The Republican presidential field will swell to nine official candidates in the next week as three new contenders enter the race.
Former Sen. Rick Santorum (R-Pa.), who, in 2012, won the Iowa caucuses and finished second overall to eventual nominee Mitt Romney, is expected to announce his second consecutive presidential bid from Pittsburgh on Wednesday.
On Thursday, former New York Gov. George Pataki (R), a long shot, will most likely hit the launch button from New Hampshire.
And Monday, Sen. Lindsey Graham (R-S.C.) will enter the race from his hometown of Central, S.C., becoming the fourth senator to throw his hat into the ring.
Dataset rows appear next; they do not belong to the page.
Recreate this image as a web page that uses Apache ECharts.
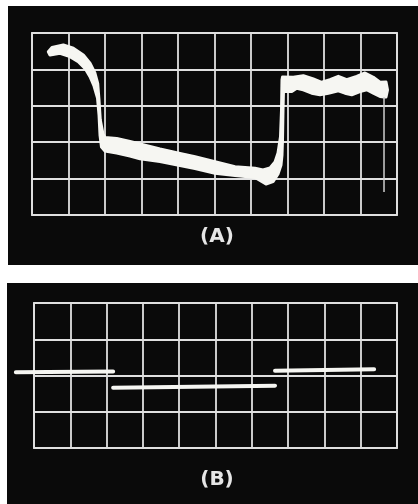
<!DOCTYPE html>
<html>
<head>
<meta charset="utf-8">
<script src="https://cdn.jsdelivr.net/npm/echarts@6/dist/echarts.min.js"></script>
<style>
html,body{margin:0;padding:0;background:#fff;}
#chart{width:418px;height:504px;}
</style>
</head>
<body>
<div id="chart"></div>
<script>
// ---- Panel A trace: a thick band, outline in grid divisions (x: 0..10, y: 0..5) ----
// upper/left outline, left -> right
const traceATopX = [0.447, 0.548, 0.858, 1.132, 1.405, 1.589, 1.726, 1.800, 1.836, 1.871, 1.945, 2.000, 2.321, 2.685, 2.959, 3.507, 4.055, 4.466, 5.014, 5.562, 6.110, 6.329, 6.521, 6.658, 6.740, 6.808, 6.836, 6.849, 6.863, 7.159, 7.433, 7.707, 7.937, 8.164, 8.392, 8.622, 8.896, 9.123, 9.351, 9.534, 9.699, 9.740, 9.699];
const traceATopY = [4.486, 4.602, 4.670, 4.580, 4.396, 4.168, 3.893, 3.618, 3.159, 2.610, 2.225, 2.129, 2.102, 2.019, 1.951, 1.813, 1.690, 1.602, 1.464, 1.327, 1.283, 1.236, 1.291, 1.456, 1.703, 2.151, 2.885, 3.709, 3.791, 3.783, 3.827, 3.736, 3.646, 3.717, 3.810, 3.717, 3.810, 3.901, 3.783, 3.646, 3.654, 3.434, 3.242];
// lower/right outline, right -> left
const traceABottomX = [9.644, 9.534, 9.351, 9.170, 8.986, 8.759, 8.575, 8.392, 8.118, 7.890, 7.663, 7.433, 7.252, 7.115, 6.890, 6.877, 6.863, 6.849, 6.822, 6.740, 6.603, 6.411, 6.110, 5.562, 5.014, 4.466, 4.055, 3.507, 2.959, 2.685, 2.321, 2.000, 1.904, 1.863, 1.836, 1.795, 1.699, 1.589, 1.452, 1.268, 1.041, 0.767, 0.493];
const traceABottomY = [3.242, 3.255, 3.346, 3.440, 3.393, 3.302, 3.346, 3.412, 3.346, 3.302, 3.346, 3.440, 3.484, 3.393, 3.393, 2.885, 2.060, 1.648, 1.374, 1.126, 0.915, 0.852, 1.030, 1.085, 1.146, 1.277, 1.360, 1.470, 1.545, 1.621, 1.703, 1.758, 1.868, 2.198, 2.747, 3.214, 3.544, 3.799, 4.030, 4.212, 4.349, 4.442, 4.396];
// thin retrace line at the right end of trace A
const traceATailX = [9.644, 9.644];
const traceATailY = [3.24, 0.63];

// ---- Panel B: three flat steps (x: 0..10, y: 0..4) ----
const stepsBStartX = [-0.5, 2.18, 6.64];
const stepsBStartY = [2.09, 1.66, 2.13];
const stepsBEndX = [2.18, 6.64, 9.37];
const stepsBEndY = [2.11, 1.72, 2.17];

const labelA = '(A)';
const labelB = '(B)';

function pairs(xs, ys) { return xs.map((x, i) => [x, ys[i]]); }

const bandPoints = pairs(traceATopX, traceATopY).concat(pairs(traceABottomX, traceABottomY));
const stepsB = stepsBStartX.map((x, i) => [x, stepsBStartY[i], stepsBEndX[i], stepsBEndY[i]]);

const gridColor = '#e0e0e0';
const traceColor = '#f6f6f2';

function xAx(gi) {
  return {
    gridIndex: gi, type: 'value', min: 0, max: 10, interval: 1,
    axisLine: { show: false }, axisTick: { show: false }, axisLabel: { show: false },
    splitLine: { show: true, lineStyle: { color: gridColor, width: 1.8 } }
  };
}
function yAx(gi, max) {
  return {
    gridIndex: gi, type: 'value', min: 0, max: max, interval: 1,
    axisLine: { show: false }, axisTick: { show: false }, axisLabel: { show: false },
    splitLine: { show: true, lineStyle: { color: gridColor, width: 1.8 } }
  };
}

const chart = echarts.init(document.getElementById('chart'));
chart.setOption({
  backgroundColor: '#ffffff',
  animation: false,
  graphic: [
    { type: 'rect', z: -10, shape: { x: 8, y: 6, width: 410, height: 259 }, style: { fill: '#0a0a0a' } },
    { type: 'rect', z: -10, shape: { x: 7, y: 283, width: 411, height: 221 }, style: { fill: '#0a0a0a' } },
    { type: 'text', x: 217, y: 237, style: { text: labelA, fill: '#e6e6e6', font: 'bold 20px "DejaVu Sans"', textAlign: 'center', textVerticalAlign: 'middle' } },
    { type: 'text', x: 217, y: 480, style: { text: labelB, fill: '#e6e6e6', font: 'bold 20px "DejaVu Sans"', textAlign: 'center', textVerticalAlign: 'middle' } }
  ],
  grid: [
    { left: 32, top: 33, width: 365, height: 182, show: true, borderColor: gridColor, borderWidth: 1.8, backgroundColor: 'transparent' },
    { left: 34, top: 303, width: 363, height: 145, show: true, borderColor: gridColor, borderWidth: 1.8, backgroundColor: 'transparent' }
  ],
  xAxis: [xAx(0), xAx(1)],
  yAxis: [yAx(0, 5), yAx(1, 4)],
  series: [
    {
      type: 'custom', xAxisIndex: 0, yAxisIndex: 0, clip: false, z: 5,
      data: bandPoints,
      renderItem: function (params, api) {
        if (params.dataIndex !== 0) return null;
        const pts = bandPoints.map(p => api.coord(p));
        return {
          type: 'polygon',
          shape: { points: pts, smooth: 0 },
          style: { fill: traceColor, stroke: traceColor, lineWidth: 3, lineJoin: 'round' }
        };
      }
    },
    {
      type: 'line', xAxisIndex: 0, yAxisIndex: 0, data: pairs(traceATailX, traceATailY),
      showSymbol: false, lineStyle: { color: '#cfcfcf', width: 1.5 }, z: 5
    },
    {
      type: 'custom', xAxisIndex: 1, yAxisIndex: 1, clip: false, z: 5,
      data: stepsB,
      renderItem: function (params, api) {
        const a = api.coord([api.value(0), api.value(1)]);
        const b = api.coord([api.value(2), api.value(3)]);
        return {
          type: 'line',
          shape: { x1: a[0], y1: a[1], x2: b[0], y2: b[1] },
          style: { stroke: traceColor, lineWidth: 4, lineCap: 'round' }
        };
      }
    }
  ]
});
</script>
</body>
</html>
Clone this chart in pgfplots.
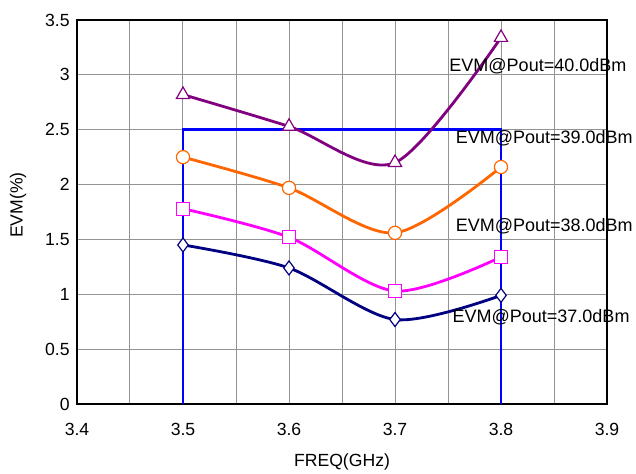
\documentclass[border=0pt]{standalone}
\usepackage{fontspec}
\setmainfont{Liberation Sans}
\usepackage{pgfplots}
\pgfplotsset{compat=1.18}
\definecolor{evmpurple}{RGB}{128,0,128}
\definecolor{evmorange}{RGB}{255,102,0}
\definecolor{evmmagenta}{RGB}{255,0,255}
\definecolor{evmnavy}{RGB}{0,0,128}
\definecolor{limblue}{RGB}{0,0,255}
\begin{document}
\begin{tikzpicture}
\begin{axis}[
    at={(0,0)}, anchor=south west,
    scale only axis,
    width=265pt, height=192pt,
    xmin=3.4, xmax=3.9, ymin=0, ymax=3.5,
    xtick={3.4,3.5,3.6,3.7,3.8,3.9},
    xticklabels={3.4,3.5,3.6,3.7,3.8,3.9},
    ytick={0,0.5,1,1.5,2,2.5,3,3.5},
    yticklabels={0,0.5,1,1.5,2,2.5,3,3.5},
    minor x tick num=1,
    grid=both,
    major grid style={gray!85, line width=0.5pt},
    minor grid style={gray!85, line width=0.5pt},
    major tick length=0pt, minor tick length=0pt,
    axis line style={black, line width=1pt},
    tick label style={font=\fontsize{8.8}{10}\selectfont},
    yticklabel style={anchor=east, inner sep=0pt, xshift=-3.5pt},
    xticklabel style={anchor=north, inner sep=0pt, yshift=-9.5pt},
    xlabel={FREQ(GHz)},
    label style={font=\fontsize{8.8}{10}\selectfont},
    xlabel style={at={(rel axis cs:0.5,0)}, anchor=center, yshift=-29pt},
    clip=false,
    /pgf/number format/assume math mode=true,
]
% limit box
\addplot[limblue, line width=1.3pt, mark=none] coordinates {(3.5,0) (3.5,2.5) (3.8,2.5) (3.8,0)};
% EVM@Pout=40.0dBm
\addplot[evmpurple, line width=1.4pt, smooth, mark=triangle*, mark size=3.8pt,
  mark options={fill=white, line width=0.6pt}] coordinates {
  (3.5,2.82) (3.6,2.53) (3.7,2.20) (3.8,3.34)};
% EVM@Pout=39.0dBm
\addplot[evmorange, line width=1.4pt, smooth, mark=*, mark size=3.3pt,
  mark options={fill=white, line width=0.6pt}] coordinates {
  (3.5,2.25) (3.6,1.97) (3.7,1.56) (3.8,2.16)};
% EVM@Pout=38.0dBm
\addplot[evmmagenta, line width=1.4pt, smooth, mark=square*, mark size=3.3pt,
  mark options={fill=white, line width=0.6pt}] coordinates {
  (3.5,1.78) (3.6,1.52) (3.7,1.03) (3.8,1.34)};
% EVM@Pout=37.0dBm
\addplot[evmnavy, line width=1.4pt, smooth, mark=diamond*, mark size=3.5pt,
  mark options={fill=white, line width=0.6pt}] coordinates {
  (3.5,1.45) (3.6,1.24) (3.7,0.77) (3.8,0.99)};
\node[rotate=90, font=\fontsize{8.8}{10}\selectfont] at (axis cs:3.3443,1.814) {EVM(\%)};
\node[anchor=west, inner sep=0pt, font=\fontsize{9}{10}\selectfont] at (axis cs:3.751,3.08) {EVM@Pout=40.0dBm};
\node[anchor=west, inner sep=0pt, font=\fontsize{9}{10}\selectfont] at (axis cs:3.757,2.42) {EVM@Pout=39.0dBm};
\node[anchor=west, inner sep=0pt, font=\fontsize{9}{10}\selectfont] at (axis cs:3.757,1.62) {EVM@Pout=38.0dBm};
\node[anchor=west, inner sep=0pt, font=\fontsize{9}{10}\selectfont] at (axis cs:3.754,0.79) {EVM@Pout=37.0dBm};
\end{axis}
\pgfresetboundingbox
\path[use as bounding box] (-38.5pt,-34.5pt) rectangle (279.5pt,202pt);
\end{tikzpicture}
\end{document}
The trio faces an uphill climb in the fight for money, media, and top-level political staffers and advisers.
Santorum and Graham currently hang on the precipice of the top 10, while Pataki doesn’t register in polls at all.
Of the three, Santorum starts in the best position based on the strength of his 2012 campaign, when he emerged as the most formidable challenger to Romney.
But Republican strategists say the political terrain he faces in 2016 is much more difficult. They are doubtful he’ll be able to recapture the magic from 2012.
“This field is exponentially stronger, and a lot of his momentum from 2012 was based on the anti-Romney vote. It wasn’t necessarily pro-Santorum,” said Ford O’Connell, a Republican strategist.
Graham also appears to have been spurred to run to thwart the presidential ambitions of his colleague, Sen. Rand Paul (R-Ky.), whose foreign policy views he believes are dangerous.
“I still feel the main reason he’s running for president is as a protest vote to Rand Paul, but he could wind up turning this into a Cabinet position,” O’Connell said.